Exercise brief:
From the listing below, output the lines between the one with "Write the Altair code for this chart." and the one with "inner_ticks = [10, 20, 30, 40, 50, 60, 70, 80, 90]", including those two, and nothing else. Pictures are not copied.

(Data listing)

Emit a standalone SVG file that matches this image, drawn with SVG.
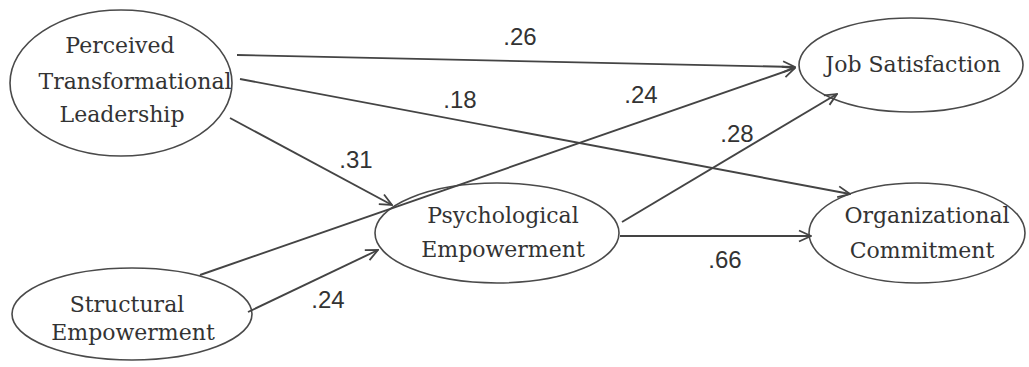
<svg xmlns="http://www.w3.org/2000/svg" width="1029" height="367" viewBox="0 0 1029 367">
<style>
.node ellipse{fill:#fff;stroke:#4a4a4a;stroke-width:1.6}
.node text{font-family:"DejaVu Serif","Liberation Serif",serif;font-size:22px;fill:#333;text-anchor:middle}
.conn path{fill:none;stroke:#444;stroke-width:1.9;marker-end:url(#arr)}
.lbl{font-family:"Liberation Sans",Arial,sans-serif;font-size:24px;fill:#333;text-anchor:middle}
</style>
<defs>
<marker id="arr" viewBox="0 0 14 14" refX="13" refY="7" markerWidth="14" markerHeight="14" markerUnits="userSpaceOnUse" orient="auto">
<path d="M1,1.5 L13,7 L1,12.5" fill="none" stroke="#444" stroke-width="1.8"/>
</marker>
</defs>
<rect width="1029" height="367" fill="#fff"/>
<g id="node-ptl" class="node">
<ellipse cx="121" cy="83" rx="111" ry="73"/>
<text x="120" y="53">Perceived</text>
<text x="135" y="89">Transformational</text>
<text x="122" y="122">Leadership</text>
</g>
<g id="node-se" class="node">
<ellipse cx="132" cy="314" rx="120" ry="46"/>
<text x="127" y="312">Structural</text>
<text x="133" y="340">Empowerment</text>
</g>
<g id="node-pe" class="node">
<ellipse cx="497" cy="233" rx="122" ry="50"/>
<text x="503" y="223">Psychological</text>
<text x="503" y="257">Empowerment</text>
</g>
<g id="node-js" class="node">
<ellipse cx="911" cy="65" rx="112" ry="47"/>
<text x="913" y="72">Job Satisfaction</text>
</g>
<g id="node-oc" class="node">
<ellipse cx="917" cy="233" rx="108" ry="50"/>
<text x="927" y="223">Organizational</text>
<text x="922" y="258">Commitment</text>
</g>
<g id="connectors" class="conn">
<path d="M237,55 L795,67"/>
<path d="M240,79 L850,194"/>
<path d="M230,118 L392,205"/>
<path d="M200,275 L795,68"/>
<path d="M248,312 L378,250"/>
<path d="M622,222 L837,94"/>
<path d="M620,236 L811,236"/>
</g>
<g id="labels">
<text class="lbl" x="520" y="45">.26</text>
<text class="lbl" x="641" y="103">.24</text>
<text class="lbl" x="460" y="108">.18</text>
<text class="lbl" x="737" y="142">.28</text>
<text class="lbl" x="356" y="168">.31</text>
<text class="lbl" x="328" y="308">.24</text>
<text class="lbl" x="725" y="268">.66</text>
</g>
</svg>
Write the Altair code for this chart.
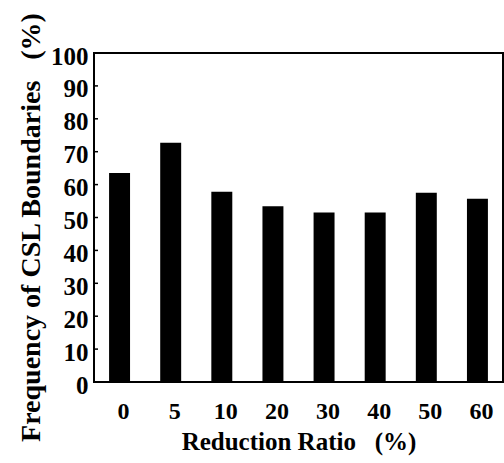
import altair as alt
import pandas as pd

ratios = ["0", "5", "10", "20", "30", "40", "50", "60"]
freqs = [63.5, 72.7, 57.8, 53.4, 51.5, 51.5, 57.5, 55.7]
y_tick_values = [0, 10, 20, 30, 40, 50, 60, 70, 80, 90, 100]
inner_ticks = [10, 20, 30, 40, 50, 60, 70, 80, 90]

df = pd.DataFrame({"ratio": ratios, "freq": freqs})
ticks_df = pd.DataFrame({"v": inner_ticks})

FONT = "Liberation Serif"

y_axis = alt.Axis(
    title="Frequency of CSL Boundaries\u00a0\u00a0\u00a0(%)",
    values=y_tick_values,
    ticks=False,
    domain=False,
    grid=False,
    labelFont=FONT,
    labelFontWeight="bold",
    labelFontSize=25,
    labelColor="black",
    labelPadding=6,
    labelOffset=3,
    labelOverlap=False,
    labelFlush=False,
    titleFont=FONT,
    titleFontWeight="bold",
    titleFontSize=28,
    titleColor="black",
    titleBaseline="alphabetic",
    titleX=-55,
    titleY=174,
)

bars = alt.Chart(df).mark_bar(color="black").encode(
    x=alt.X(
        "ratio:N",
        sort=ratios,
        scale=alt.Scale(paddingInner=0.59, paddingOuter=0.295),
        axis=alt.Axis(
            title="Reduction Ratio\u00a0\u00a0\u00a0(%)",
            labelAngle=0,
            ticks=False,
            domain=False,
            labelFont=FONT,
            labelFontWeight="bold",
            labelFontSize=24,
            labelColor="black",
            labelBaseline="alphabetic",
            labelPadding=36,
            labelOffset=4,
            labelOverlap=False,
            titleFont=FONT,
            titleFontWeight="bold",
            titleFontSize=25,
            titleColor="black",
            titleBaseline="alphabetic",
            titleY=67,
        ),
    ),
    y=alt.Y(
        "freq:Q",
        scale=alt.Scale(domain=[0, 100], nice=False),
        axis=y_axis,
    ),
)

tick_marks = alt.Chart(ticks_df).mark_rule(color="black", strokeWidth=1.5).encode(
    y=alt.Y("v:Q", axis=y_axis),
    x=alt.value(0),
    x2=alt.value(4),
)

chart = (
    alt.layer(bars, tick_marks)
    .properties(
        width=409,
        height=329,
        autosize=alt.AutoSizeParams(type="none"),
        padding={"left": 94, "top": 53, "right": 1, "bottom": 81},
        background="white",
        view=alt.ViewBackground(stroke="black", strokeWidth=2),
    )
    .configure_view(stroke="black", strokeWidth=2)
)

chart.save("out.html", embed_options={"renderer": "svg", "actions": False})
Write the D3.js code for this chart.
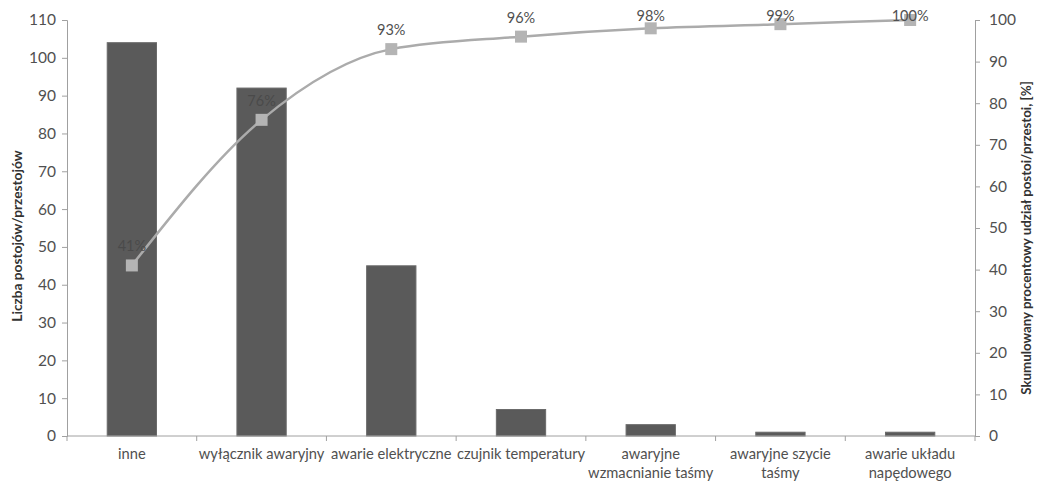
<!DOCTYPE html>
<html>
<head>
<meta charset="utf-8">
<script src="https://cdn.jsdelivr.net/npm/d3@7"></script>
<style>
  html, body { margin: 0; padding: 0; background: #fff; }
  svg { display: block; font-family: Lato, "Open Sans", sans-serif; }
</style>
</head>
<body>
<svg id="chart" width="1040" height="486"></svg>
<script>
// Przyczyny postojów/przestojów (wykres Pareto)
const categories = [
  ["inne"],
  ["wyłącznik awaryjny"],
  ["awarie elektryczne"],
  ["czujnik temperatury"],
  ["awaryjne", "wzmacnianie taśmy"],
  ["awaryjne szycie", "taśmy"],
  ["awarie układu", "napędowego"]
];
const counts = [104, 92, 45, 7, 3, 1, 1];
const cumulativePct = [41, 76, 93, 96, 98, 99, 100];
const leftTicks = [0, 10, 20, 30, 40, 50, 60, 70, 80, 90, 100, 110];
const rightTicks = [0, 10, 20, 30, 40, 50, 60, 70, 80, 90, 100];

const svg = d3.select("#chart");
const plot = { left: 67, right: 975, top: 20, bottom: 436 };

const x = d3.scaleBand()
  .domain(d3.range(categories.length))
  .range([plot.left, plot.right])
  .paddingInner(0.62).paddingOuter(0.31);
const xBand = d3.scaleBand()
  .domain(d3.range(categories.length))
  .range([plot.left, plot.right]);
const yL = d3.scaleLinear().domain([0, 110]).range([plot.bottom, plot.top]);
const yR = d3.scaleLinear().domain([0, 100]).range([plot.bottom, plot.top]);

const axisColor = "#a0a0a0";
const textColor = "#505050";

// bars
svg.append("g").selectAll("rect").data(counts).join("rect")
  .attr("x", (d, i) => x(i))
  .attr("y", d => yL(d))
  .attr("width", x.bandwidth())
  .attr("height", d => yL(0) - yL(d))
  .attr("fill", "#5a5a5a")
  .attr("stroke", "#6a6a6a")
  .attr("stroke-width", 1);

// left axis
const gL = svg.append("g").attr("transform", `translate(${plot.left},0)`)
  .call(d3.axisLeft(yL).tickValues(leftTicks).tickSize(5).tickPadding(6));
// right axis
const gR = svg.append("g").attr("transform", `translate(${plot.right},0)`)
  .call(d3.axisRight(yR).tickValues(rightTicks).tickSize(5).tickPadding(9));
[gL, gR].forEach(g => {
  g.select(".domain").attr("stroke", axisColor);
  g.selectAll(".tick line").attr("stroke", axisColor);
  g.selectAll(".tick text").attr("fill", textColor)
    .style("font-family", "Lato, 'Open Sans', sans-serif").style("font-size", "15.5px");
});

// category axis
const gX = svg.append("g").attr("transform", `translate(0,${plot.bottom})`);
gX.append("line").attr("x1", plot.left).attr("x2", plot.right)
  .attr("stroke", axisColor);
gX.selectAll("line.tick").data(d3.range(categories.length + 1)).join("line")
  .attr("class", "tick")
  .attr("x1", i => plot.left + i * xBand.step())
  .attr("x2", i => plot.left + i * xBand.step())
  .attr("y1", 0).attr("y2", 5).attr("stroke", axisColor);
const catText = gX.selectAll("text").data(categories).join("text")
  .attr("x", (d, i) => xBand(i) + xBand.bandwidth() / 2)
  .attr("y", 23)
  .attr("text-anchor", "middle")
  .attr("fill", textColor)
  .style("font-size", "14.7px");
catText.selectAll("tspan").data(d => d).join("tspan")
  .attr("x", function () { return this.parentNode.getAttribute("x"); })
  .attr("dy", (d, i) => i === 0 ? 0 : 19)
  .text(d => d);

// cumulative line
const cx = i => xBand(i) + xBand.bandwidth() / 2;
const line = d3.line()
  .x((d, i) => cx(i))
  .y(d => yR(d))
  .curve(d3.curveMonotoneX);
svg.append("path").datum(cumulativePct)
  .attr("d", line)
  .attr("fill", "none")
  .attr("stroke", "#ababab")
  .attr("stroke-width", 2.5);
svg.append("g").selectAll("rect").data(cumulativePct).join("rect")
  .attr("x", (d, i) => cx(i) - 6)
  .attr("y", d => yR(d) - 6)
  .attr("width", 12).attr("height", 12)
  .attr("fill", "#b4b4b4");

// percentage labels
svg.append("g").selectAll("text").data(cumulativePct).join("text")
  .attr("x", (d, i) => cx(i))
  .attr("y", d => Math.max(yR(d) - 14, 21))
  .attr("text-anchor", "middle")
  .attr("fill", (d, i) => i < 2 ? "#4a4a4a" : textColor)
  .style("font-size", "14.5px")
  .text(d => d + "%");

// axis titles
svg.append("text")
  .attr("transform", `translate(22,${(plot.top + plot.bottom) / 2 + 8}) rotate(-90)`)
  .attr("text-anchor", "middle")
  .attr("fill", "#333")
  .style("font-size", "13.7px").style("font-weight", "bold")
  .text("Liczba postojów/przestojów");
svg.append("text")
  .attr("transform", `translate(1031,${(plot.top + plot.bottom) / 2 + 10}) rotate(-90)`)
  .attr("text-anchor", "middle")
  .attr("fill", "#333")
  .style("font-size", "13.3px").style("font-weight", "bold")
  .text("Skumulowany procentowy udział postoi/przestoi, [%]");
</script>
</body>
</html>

Reply to the task:
Write the Altair code for this chart.
import altair as alt
import pandas as pd

ratios = ["0", "5", "10", "20", "30", "40", "50", "60"]
freqs = [63.5, 72.7, 57.8, 53.4, 51.5, 51.5, 57.5, 55.7]
y_tick_values = [0, 10, 20, 30, 40, 50, 60, 70, 80, 90, 100]
inner_ticks = [10, 20, 30, 40, 50, 60, 70, 80, 90]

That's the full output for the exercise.